**Your goal:** Every record below is to be retyped exactly.

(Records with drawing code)
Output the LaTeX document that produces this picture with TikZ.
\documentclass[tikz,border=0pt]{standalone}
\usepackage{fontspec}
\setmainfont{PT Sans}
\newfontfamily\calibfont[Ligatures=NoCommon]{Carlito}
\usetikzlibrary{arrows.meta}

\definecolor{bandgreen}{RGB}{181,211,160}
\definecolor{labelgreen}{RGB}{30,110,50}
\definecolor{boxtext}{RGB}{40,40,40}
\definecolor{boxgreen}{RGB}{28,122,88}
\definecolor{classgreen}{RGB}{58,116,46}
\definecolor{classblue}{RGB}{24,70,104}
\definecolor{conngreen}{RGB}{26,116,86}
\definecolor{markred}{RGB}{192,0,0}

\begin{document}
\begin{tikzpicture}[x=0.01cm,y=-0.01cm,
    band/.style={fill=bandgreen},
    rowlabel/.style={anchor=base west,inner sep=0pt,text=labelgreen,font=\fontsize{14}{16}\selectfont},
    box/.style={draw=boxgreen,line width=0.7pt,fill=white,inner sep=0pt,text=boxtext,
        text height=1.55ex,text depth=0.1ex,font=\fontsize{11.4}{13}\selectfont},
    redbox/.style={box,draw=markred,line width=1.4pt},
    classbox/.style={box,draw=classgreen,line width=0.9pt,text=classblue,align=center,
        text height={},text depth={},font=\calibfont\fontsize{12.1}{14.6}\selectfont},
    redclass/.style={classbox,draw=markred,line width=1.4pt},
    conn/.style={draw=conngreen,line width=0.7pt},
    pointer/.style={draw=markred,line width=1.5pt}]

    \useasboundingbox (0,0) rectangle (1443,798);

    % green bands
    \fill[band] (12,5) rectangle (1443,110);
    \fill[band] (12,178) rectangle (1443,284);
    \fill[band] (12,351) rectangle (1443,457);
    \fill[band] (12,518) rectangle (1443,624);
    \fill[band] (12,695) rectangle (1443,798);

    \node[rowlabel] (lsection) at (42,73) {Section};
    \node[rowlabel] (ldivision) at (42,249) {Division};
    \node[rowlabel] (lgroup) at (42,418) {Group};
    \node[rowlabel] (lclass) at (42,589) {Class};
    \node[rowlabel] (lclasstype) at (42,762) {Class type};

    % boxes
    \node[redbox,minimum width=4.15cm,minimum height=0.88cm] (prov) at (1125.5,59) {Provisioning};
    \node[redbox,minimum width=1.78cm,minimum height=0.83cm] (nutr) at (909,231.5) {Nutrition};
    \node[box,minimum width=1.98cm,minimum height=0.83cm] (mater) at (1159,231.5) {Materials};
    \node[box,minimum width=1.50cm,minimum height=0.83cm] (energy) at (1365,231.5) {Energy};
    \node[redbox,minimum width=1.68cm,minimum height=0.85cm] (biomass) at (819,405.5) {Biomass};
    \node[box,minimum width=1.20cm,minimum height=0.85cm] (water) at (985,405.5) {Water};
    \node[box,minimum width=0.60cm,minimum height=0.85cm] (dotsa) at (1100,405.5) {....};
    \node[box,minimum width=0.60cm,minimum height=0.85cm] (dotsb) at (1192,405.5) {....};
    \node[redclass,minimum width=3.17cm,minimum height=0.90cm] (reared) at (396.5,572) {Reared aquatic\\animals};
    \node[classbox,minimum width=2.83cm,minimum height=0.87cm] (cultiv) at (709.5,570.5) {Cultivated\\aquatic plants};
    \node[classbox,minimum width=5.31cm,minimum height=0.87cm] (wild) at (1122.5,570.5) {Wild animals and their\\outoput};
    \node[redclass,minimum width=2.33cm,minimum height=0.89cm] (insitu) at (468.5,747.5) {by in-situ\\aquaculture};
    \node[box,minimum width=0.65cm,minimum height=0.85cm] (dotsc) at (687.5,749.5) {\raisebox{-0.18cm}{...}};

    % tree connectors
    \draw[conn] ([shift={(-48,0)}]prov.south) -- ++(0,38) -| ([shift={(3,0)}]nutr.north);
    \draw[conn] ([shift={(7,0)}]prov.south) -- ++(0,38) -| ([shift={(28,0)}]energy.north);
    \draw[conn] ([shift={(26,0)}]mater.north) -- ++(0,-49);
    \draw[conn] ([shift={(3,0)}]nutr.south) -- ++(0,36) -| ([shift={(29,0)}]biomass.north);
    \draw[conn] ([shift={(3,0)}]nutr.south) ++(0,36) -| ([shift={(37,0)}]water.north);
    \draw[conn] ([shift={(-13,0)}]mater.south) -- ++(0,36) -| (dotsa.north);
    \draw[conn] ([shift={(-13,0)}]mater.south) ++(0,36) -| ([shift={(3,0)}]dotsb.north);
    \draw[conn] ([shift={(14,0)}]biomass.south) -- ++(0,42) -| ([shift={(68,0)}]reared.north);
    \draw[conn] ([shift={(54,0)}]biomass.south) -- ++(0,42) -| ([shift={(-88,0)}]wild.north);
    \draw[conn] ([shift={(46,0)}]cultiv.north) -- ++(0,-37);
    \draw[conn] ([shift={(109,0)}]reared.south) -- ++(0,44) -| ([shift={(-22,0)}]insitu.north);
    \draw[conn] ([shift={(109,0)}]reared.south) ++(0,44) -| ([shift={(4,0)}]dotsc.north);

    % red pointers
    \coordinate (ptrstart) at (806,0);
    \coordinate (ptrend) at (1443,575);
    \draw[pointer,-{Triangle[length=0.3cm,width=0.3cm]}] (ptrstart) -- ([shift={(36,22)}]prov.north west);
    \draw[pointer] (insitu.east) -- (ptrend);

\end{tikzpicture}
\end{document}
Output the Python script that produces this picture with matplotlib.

**Reply to the task:**
Output the LaTeX document that produces this picture with TikZ.
\documentclass[tikz,border=0pt]{standalone}
\usepackage{fontspec}
\setmainfont{PT Sans}
\newfontfamily\calibfont[Ligatures=NoCommon]{Carlito}
\usetikzlibrary{arrows.meta}

\definecolor{bandgreen}{RGB}{181,211,160}
\definecolor{labelgreen}{RGB}{30,110,50}
\definecolor{boxtext}{RGB}{40,40,40}
\definecolor{boxgreen}{RGB}{28,122,88}
\definecolor{classgreen}{RGB}{58,116,46}
\definecolor{classblue}{RGB}{24,70,104}
\definecolor{conngreen}{RGB}{26,116,86}
\definecolor{markred}{RGB}{192,0,0}

\begin{document}
\begin{tikzpicture}[x=0.01cm,y=-0.01cm,
    band/.style={fill=bandgreen},
    rowlabel/.style={anchor=base west,inner sep=0pt,text=labelgreen,font=\fontsize{14}{16}\selectfont},
    box/.style={draw=boxgreen,line width=0.7pt,fill=white,inner sep=0pt,text=boxtext,
        text height=1.55ex,text depth=0.1ex,font=\fontsize{11.4}{13}\selectfont},
    redbox/.style={box,draw=markred,line width=1.4pt},
    classbox/.style={box,draw=classgreen,line width=0.9pt,text=classblue,align=center,
        text height={},text depth={},font=\calibfont\fontsize{12.1}{14.6}\selectfont},
    redclass/.style={classbox,draw=markred,line width=1.4pt},
    conn/.style={draw=conngreen,line width=0.7pt},
    pointer/.style={draw=markred,line width=1.5pt}]

    \useasboundingbox (0,0) rectangle (1443,798);

    % green bands
    \fill[band] (12,5) rectangle (1443,110);
    \fill[band] (12,178) rectangle (1443,284);
    \fill[band] (12,351) rectangle (1443,457);
    \fill[band] (12,518) rectangle (1443,624);
    \fill[band] (12,695) rectangle (1443,798);

    \node[rowlabel] (lsection) at (42,73) {Section};
    \node[rowlabel] (ldivision) at (42,249) {Division};
    \node[rowlabel] (lgroup) at (42,418) {Group};
    \node[rowlabel] (lclass) at (42,589) {Class};
    \node[rowlabel] (lclasstype) at (42,762) {Class type};

    % boxes
    \node[redbox,minimum width=4.15cm,minimum height=0.88cm] (prov) at (1125.5,59) {Provisioning};
    \node[redbox,minimum width=1.78cm,minimum height=0.83cm] (nutr) at (909,231.5) {Nutrition};
    \node[box,minimum width=1.98cm,minimum height=0.83cm] (mater) at (1159,231.5) {Materials};
    \node[box,minimum width=1.50cm,minimum height=0.83cm] (energy) at (1365,231.5) {Energy};
    \node[redbox,minimum width=1.68cm,minimum height=0.85cm] (biomass) at (819,405.5) {Biomass};
    \node[box,minimum width=1.20cm,minimum height=0.85cm] (water) at (985,405.5) {Water};
    \node[box,minimum width=0.60cm,minimum height=0.85cm] (dotsa) at (1100,405.5) {....};
    \node[box,minimum width=0.60cm,minimum height=0.85cm] (dotsb) at (1192,405.5) {....};
    \node[redclass,minimum width=3.17cm,minimum height=0.90cm] (reared) at (396.5,572) {Reared aquatic\\animals};
    \node[classbox,minimum width=2.83cm,minimum height=0.87cm] (cultiv) at (709.5,570.5) {Cultivated\\aquatic plants};
    \node[classbox,minimum width=5.31cm,minimum height=0.87cm] (wild) at (1122.5,570.5) {Wild animals and their\\outoput};
    \node[redclass,minimum width=2.33cm,minimum height=0.89cm] (insitu) at (468.5,747.5) {by in-situ\\aquaculture};
    \node[box,minimum width=0.65cm,minimum height=0.85cm] (dotsc) at (687.5,749.5) {\raisebox{-0.18cm}{...}};

    % tree connectors
    \draw[conn] ([shift={(-48,0)}]prov.south) -- ++(0,38) -| ([shift={(3,0)}]nutr.north);
    \draw[conn] ([shift={(7,0)}]prov.south) -- ++(0,38) -| ([shift={(28,0)}]energy.north);
    \draw[conn] ([shift={(26,0)}]mater.north) -- ++(0,-49);
    \draw[conn] ([shift={(3,0)}]nutr.south) -- ++(0,36) -| ([shift={(29,0)}]biomass.north);
    \draw[conn] ([shift={(3,0)}]nutr.south) ++(0,36) -| ([shift={(37,0)}]water.north);
    \draw[conn] ([shift={(-13,0)}]mater.south) -- ++(0,36) -| (dotsa.north);
    \draw[conn] ([shift={(-13,0)}]mater.south) ++(0,36) -| ([shift={(3,0)}]dotsb.north);
    \draw[conn] ([shift={(14,0)}]biomass.south) -- ++(0,42) -| ([shift={(68,0)}]reared.north);
    \draw[conn] ([shift={(54,0)}]biomass.south) -- ++(0,42) -| ([shift={(-88,0)}]wild.north);
    \draw[conn] ([shift={(46,0)}]cultiv.north) -- ++(0,-37);
    \draw[conn] ([shift={(109,0)}]reared.south) -- ++(0,44) -| ([shift={(-22,0)}]insitu.north);
    \draw[conn] ([shift={(109,0)}]reared.south) ++(0,44) -| ([shift={(4,0)}]dotsc.north);

    % red pointers
    \coordinate (ptrstart) at (806,0);
    \coordinate (ptrend) at (1443,575);
    \draw[pointer,-{Triangle[length=0.3cm,width=0.3cm]}] (ptrstart) -- ([shift={(36,22)}]prov.north west);
    \draw[pointer] (insitu.east) -- (ptrend);

\end{tikzpicture}
\end{document}
Output the Python script that produces this picture with matplotlib.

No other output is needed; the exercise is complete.